**What to produce**
Filter for the word "this" and keep each matching line.

**Supplied material**
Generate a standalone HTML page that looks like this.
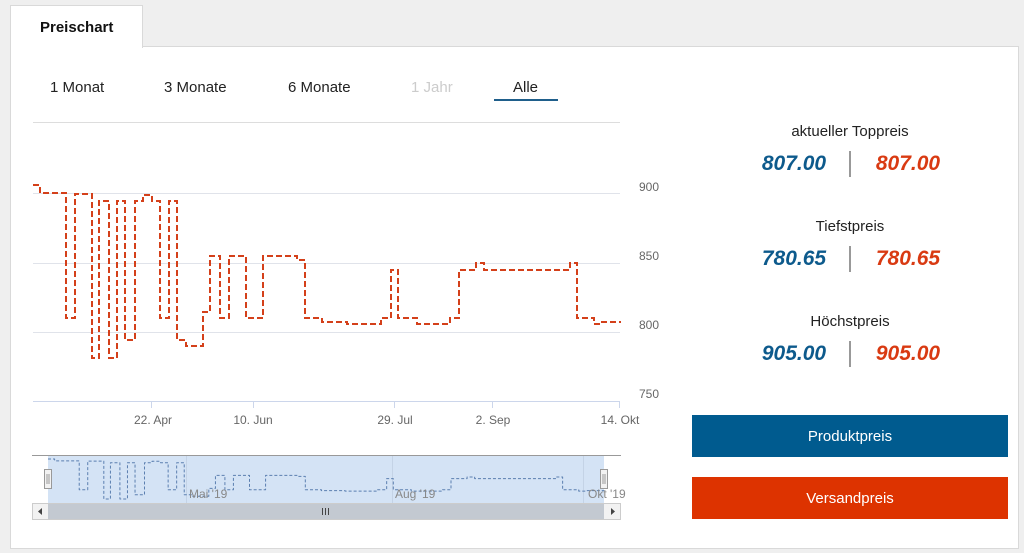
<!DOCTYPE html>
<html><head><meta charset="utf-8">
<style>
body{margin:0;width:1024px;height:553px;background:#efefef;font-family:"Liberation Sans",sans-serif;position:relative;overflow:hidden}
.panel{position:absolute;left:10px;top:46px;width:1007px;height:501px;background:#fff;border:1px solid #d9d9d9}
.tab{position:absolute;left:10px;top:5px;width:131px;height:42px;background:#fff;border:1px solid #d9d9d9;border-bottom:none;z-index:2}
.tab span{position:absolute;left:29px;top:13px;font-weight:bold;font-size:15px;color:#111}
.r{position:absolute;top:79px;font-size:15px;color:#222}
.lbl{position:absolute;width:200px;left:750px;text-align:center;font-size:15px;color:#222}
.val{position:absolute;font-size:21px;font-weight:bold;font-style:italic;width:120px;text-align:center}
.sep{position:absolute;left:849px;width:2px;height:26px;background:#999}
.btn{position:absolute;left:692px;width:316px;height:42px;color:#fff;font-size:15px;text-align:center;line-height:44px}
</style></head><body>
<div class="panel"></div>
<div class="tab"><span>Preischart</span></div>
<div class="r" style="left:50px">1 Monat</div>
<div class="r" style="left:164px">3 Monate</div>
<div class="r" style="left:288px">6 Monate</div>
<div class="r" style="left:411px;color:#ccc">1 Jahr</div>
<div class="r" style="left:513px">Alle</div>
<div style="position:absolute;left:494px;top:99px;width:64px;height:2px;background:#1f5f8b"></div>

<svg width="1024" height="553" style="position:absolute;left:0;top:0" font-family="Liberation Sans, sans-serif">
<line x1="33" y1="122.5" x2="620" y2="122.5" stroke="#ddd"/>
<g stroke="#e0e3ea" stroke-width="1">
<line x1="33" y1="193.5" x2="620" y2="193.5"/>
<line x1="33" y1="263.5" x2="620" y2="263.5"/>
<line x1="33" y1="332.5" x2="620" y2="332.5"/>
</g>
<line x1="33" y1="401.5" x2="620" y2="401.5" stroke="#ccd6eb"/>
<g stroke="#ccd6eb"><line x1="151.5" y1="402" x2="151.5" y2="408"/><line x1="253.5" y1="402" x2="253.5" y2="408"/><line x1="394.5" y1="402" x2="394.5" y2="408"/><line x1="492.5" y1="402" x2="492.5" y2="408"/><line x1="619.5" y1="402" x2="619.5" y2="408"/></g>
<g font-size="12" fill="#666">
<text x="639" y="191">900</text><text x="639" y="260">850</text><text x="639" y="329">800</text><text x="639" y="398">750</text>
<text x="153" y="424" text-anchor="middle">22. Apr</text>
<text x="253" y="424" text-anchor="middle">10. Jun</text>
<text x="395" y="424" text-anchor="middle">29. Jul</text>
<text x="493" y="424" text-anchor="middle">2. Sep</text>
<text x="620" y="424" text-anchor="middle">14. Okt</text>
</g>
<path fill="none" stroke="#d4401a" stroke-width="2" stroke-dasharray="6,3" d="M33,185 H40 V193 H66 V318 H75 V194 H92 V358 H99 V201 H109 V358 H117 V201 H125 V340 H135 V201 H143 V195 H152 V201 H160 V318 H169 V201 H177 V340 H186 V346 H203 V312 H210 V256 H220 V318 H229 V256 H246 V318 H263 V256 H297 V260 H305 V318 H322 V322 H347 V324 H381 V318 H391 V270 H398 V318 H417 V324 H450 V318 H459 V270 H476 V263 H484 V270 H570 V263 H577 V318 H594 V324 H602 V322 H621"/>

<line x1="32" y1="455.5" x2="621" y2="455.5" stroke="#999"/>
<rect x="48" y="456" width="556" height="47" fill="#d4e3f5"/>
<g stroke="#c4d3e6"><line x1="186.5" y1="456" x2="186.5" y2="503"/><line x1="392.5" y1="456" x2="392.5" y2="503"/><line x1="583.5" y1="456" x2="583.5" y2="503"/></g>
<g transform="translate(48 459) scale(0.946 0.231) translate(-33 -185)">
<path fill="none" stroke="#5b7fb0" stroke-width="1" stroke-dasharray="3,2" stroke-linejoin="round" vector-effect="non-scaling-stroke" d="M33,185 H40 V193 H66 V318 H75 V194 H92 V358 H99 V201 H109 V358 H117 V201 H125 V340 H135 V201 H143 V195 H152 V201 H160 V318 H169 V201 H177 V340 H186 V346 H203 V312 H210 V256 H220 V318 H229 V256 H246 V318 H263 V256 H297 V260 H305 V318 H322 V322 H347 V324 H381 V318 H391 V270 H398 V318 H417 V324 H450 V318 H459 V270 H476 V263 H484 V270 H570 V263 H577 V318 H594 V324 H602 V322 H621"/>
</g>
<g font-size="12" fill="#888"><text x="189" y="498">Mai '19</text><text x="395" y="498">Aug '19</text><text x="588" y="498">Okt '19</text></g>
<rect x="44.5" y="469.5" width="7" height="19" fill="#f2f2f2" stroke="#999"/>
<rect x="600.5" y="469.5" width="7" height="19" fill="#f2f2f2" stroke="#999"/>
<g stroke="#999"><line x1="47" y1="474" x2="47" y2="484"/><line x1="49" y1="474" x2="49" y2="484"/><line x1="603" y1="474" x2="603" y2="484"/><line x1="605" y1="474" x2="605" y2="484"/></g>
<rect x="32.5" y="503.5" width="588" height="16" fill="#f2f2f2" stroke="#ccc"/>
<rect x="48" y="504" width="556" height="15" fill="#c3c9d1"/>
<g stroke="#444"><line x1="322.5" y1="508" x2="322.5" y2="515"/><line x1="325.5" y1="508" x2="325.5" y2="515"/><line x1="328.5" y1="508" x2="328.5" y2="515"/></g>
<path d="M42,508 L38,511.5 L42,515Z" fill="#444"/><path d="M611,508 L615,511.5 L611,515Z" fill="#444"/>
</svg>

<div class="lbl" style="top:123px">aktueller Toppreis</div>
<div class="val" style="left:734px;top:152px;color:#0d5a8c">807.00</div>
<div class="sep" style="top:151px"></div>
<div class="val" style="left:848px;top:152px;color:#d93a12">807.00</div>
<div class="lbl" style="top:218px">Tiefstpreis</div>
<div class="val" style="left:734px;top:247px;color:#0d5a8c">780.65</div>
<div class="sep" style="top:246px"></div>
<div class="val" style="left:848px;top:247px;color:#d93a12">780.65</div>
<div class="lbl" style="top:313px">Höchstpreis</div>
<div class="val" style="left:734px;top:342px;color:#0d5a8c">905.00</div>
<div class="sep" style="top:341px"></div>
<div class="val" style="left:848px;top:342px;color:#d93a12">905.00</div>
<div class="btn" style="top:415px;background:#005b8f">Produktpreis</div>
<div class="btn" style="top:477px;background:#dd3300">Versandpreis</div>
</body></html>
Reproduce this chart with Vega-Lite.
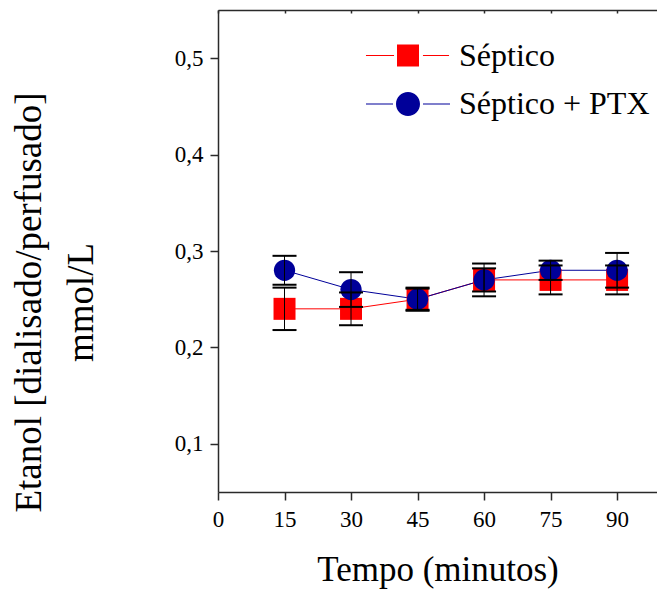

**Solution to the exercise**
Generate a standalone HTML page that looks like this.
Reproduce this chart with Vega-Lite.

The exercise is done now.